Information supplied:
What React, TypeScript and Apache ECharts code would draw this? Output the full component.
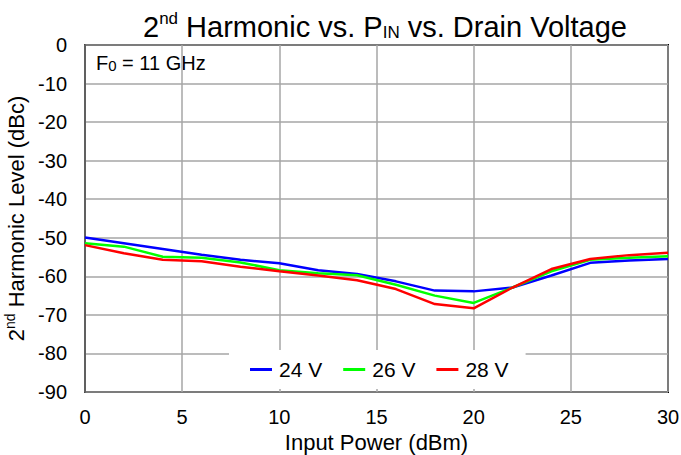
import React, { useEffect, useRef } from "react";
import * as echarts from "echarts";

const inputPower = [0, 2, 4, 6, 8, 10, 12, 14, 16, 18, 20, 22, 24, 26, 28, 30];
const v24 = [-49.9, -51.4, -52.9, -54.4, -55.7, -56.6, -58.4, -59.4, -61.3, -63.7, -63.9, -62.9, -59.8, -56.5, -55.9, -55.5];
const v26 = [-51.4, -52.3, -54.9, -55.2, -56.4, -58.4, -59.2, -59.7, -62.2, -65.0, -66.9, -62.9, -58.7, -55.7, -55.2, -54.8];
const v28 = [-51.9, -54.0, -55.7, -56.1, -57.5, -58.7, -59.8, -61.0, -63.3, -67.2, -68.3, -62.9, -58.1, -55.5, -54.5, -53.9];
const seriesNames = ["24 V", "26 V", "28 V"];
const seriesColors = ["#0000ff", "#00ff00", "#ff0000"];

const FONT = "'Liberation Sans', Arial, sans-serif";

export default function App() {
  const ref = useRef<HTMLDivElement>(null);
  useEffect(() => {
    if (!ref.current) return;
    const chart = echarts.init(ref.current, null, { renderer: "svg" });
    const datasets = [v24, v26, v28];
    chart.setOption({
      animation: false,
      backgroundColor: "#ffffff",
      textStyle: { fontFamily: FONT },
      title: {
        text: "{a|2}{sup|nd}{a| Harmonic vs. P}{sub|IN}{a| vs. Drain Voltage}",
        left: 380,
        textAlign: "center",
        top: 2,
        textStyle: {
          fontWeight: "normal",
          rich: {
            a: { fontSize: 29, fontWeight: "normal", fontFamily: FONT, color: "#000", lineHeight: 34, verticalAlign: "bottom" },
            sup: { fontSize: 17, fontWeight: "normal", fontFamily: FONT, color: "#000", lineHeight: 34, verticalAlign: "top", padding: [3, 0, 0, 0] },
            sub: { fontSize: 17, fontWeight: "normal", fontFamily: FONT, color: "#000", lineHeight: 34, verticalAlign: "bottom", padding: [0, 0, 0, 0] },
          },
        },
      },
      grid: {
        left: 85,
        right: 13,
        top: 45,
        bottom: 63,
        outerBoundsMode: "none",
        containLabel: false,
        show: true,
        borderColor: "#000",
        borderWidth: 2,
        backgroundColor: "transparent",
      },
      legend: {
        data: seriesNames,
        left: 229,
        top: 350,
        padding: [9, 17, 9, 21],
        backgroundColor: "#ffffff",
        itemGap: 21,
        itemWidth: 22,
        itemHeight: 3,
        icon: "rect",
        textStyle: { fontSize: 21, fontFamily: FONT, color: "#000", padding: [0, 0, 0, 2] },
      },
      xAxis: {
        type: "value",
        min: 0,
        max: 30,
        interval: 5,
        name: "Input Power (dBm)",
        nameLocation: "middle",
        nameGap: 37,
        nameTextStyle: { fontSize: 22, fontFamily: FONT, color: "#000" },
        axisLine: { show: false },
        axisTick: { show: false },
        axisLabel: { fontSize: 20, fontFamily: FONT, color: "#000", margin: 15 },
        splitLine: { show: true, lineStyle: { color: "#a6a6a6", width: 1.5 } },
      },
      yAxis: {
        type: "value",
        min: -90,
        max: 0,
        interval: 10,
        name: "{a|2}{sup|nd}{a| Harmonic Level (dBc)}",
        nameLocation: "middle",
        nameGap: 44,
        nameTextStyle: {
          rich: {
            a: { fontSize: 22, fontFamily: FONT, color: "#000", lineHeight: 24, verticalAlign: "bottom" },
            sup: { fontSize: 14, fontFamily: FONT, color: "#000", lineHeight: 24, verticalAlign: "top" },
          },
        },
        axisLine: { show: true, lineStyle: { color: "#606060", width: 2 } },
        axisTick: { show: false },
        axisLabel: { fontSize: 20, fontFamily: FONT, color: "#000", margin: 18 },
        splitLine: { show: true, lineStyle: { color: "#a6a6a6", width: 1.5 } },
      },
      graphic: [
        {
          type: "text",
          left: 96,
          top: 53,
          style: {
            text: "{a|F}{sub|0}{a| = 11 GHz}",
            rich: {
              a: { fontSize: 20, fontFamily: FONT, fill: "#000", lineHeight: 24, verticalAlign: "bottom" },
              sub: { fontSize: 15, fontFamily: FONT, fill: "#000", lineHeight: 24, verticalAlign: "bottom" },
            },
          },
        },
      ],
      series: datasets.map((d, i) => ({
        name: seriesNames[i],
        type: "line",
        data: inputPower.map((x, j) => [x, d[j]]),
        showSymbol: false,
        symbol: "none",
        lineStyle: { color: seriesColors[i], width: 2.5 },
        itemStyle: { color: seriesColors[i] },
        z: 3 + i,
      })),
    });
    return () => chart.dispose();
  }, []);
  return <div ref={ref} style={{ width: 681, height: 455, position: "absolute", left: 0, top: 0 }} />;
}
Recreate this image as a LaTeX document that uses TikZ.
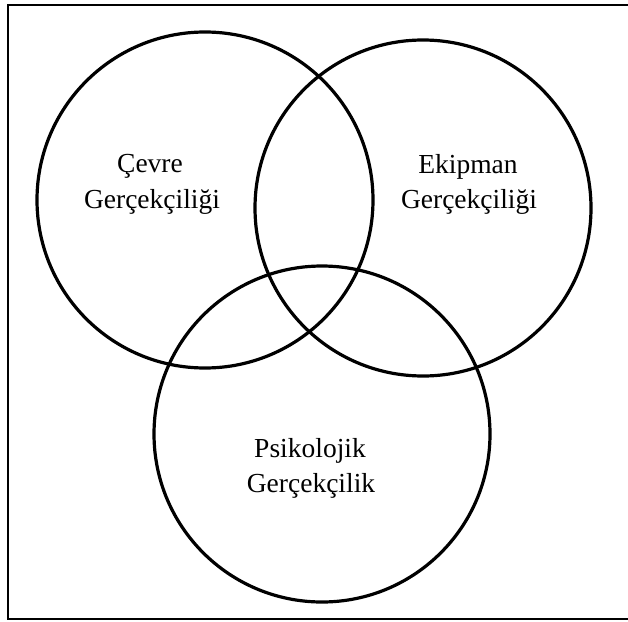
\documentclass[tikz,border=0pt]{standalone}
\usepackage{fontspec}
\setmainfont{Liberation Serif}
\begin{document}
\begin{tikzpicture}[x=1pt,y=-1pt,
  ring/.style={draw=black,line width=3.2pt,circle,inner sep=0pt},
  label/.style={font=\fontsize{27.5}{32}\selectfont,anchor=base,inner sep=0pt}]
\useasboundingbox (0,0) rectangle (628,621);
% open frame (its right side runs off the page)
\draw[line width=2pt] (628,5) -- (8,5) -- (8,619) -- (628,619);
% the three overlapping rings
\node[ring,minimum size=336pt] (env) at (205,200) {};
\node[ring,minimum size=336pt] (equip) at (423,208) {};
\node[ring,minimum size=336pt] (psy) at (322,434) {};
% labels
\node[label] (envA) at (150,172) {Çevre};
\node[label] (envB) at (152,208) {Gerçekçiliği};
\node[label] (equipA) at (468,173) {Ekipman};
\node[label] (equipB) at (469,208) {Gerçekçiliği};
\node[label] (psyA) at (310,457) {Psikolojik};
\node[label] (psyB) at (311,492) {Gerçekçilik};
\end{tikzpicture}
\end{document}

Problem to solve: Each record above must be returned exactly as written, with its pictures omitted.

Solution to the problem:
What React, TypeScript and Apache ECharts code would draw this? Output the full component.
import React, { useEffect, useRef } from "react";
import * as echarts from "echarts";

const inputPower = [0, 2, 4, 6, 8, 10, 12, 14, 16, 18, 20, 22, 24, 26, 28, 30];
const v24 = [-49.9, -51.4, -52.9, -54.4, -55.7, -56.6, -58.4, -59.4, -61.3, -63.7, -63.9, -62.9, -59.8, -56.5, -55.9, -55.5];
const v26 = [-51.4, -52.3, -54.9, -55.2, -56.4, -58.4, -59.2, -59.7, -62.2, -65.0, -66.9, -62.9, -58.7, -55.7, -55.2, -54.8];
const v28 = [-51.9, -54.0, -55.7, -56.1, -57.5, -58.7, -59.8, -61.0, -63.3, -67.2, -68.3, -62.9, -58.1, -55.5, -54.5, -53.9];
const seriesNames = ["24 V", "26 V", "28 V"];
const seriesColors = ["#0000ff", "#00ff00", "#ff0000"];

const FONT = "'Liberation Sans', Arial, sans-serif";

export default function App() {
  const ref = useRef<HTMLDivElement>(null);
  useEffect(() => {
    if (!ref.current) return;
    const chart = echarts.init(ref.current, null, { renderer: "svg" });
    const datasets = [v24, v26, v28];
    chart.setOption({
      animation: false,
      backgroundColor: "#ffffff",
      textStyle: { fontFamily: FONT },
      title: {
        text: "{a|2}{sup|nd}{a| Harmonic vs. P}{sub|IN}{a| vs. Drain Voltage}",
        left: 380,
        textAlign: "center",
        top: 2,
        textStyle: {
          fontWeight: "normal",
          rich: {
            a: { fontSize: 29, fontWeight: "normal", fontFamily: FONT, color: "#000", lineHeight: 34, verticalAlign: "bottom" },
            sup: { fontSize: 17, fontWeight: "normal", fontFamily: FONT, color: "#000", lineHeight: 34, verticalAlign: "top", padding: [3, 0, 0, 0] },
            sub: { fontSize: 17, fontWeight: "normal", fontFamily: FONT, color: "#000", lineHeight: 34, verticalAlign: "bottom", padding: [0, 0, 0, 0] },
          },
        },
      },
      grid: {
        left: 85,
        right: 13,
        top: 45,
        bottom: 63,
        outerBoundsMode: "none",
        containLabel: false,
        show: true,
        borderColor: "#000",
        borderWidth: 2,
        backgroundColor: "transparent",
      },
      legend: {
        data: seriesNames,
        left: 229,
        top: 350,
        padding: [9, 17, 9, 21],
        backgroundColor: "#ffffff",
        itemGap: 21,
        itemWidth: 22,
        itemHeight: 3,
        icon: "rect",
        textStyle: { fontSize: 21, fontFamily: FONT, color: "#000", padding: [0, 0, 0, 2] },
      },
      xAxis: {
        type: "value",
        min: 0,
        max: 30,
        interval: 5,
        name: "Input Power (dBm)",
        nameLocation: "middle",
        nameGap: 37,
        nameTextStyle: { fontSize: 22, fontFamily: FONT, color: "#000" },
        axisLine: { show: false },
        axisTick: { show: false },
        axisLabel: { fontSize: 20, fontFamily: FONT, color: "#000", margin: 15 },
        splitLine: { show: true, lineStyle: { color: "#a6a6a6", width: 1.5 } },
      },
      yAxis: {
        type: "value",
        min: -90,
        max: 0,
        interval: 10,
        name: "{a|2}{sup|nd}{a| Harmonic Level (dBc)}",
        nameLocation: "middle",
        nameGap: 44,
        nameTextStyle: {
          rich: {
            a: { fontSize: 22, fontFamily: FONT, color: "#000", lineHeight: 24, verticalAlign: "bottom" },
            sup: { fontSize: 14, fontFamily: FONT, color: "#000", lineHeight: 24, verticalAlign: "top" },
          },
        },
        axisLine: { show: true, lineStyle: { color: "#606060", width: 2 } },
        axisTick: { show: false },
        axisLabel: { fontSize: 20, fontFamily: FONT, color: "#000", margin: 18 },
        splitLine: { show: true, lineStyle: { color: "#a6a6a6", width: 1.5 } },
      },
      graphic: [
        {
          type: "text",
          left: 96,
          top: 53,
          style: {
            text: "{a|F}{sub|0}{a| = 11 GHz}",
            rich: {
              a: { fontSize: 20, fontFamily: FONT, fill: "#000", lineHeight: 24, verticalAlign: "bottom" },
              sub: { fontSize: 15, fontFamily: FONT, fill: "#000", lineHeight: 24, verticalAlign: "bottom" },
            },
          },
        },
      ],
      series: datasets.map((d, i) => ({
        name: seriesNames[i],
        type: "line",
        data: inputPower.map((x, j) => [x, d[j]]),
        showSymbol: false,
        symbol: "none",
        lineStyle: { color: seriesColors[i], width: 2.5 },
        itemStyle: { color: seriesColors[i] },
        z: 3 + i,
      })),
    });
    return () => chart.dispose();
  }, []);
  return <div ref={ref} style={{ width: 681, height: 455, position: "absolute", left: 0, top: 0 }} />;
}
Recreate this image as a LaTeX document that uses TikZ.
\documentclass[tikz,border=0pt]{standalone}
\usepackage{fontspec}
\setmainfont{Liberation Serif}
\begin{document}
\begin{tikzpicture}[x=1pt,y=-1pt,
  ring/.style={draw=black,line width=3.2pt,circle,inner sep=0pt},
  label/.style={font=\fontsize{27.5}{32}\selectfont,anchor=base,inner sep=0pt}]
\useasboundingbox (0,0) rectangle (628,621);
% open frame (its right side runs off the page)
\draw[line width=2pt] (628,5) -- (8,5) -- (8,619) -- (628,619);
% the three overlapping rings
\node[ring,minimum size=336pt] (env) at (205,200) {};
\node[ring,minimum size=336pt] (equip) at (423,208) {};
\node[ring,minimum size=336pt] (psy) at (322,434) {};
% labels
\node[label] (envA) at (150,172) {Çevre};
\node[label] (envB) at (152,208) {Gerçekçiliği};
\node[label] (equipA) at (468,173) {Ekipman};
\node[label] (equipB) at (469,208) {Gerçekçiliği};
\node[label] (psyA) at (310,457) {Psikolojik};
\node[label] (psyB) at (311,492) {Gerçekçilik};
\end{tikzpicture}
\end{document}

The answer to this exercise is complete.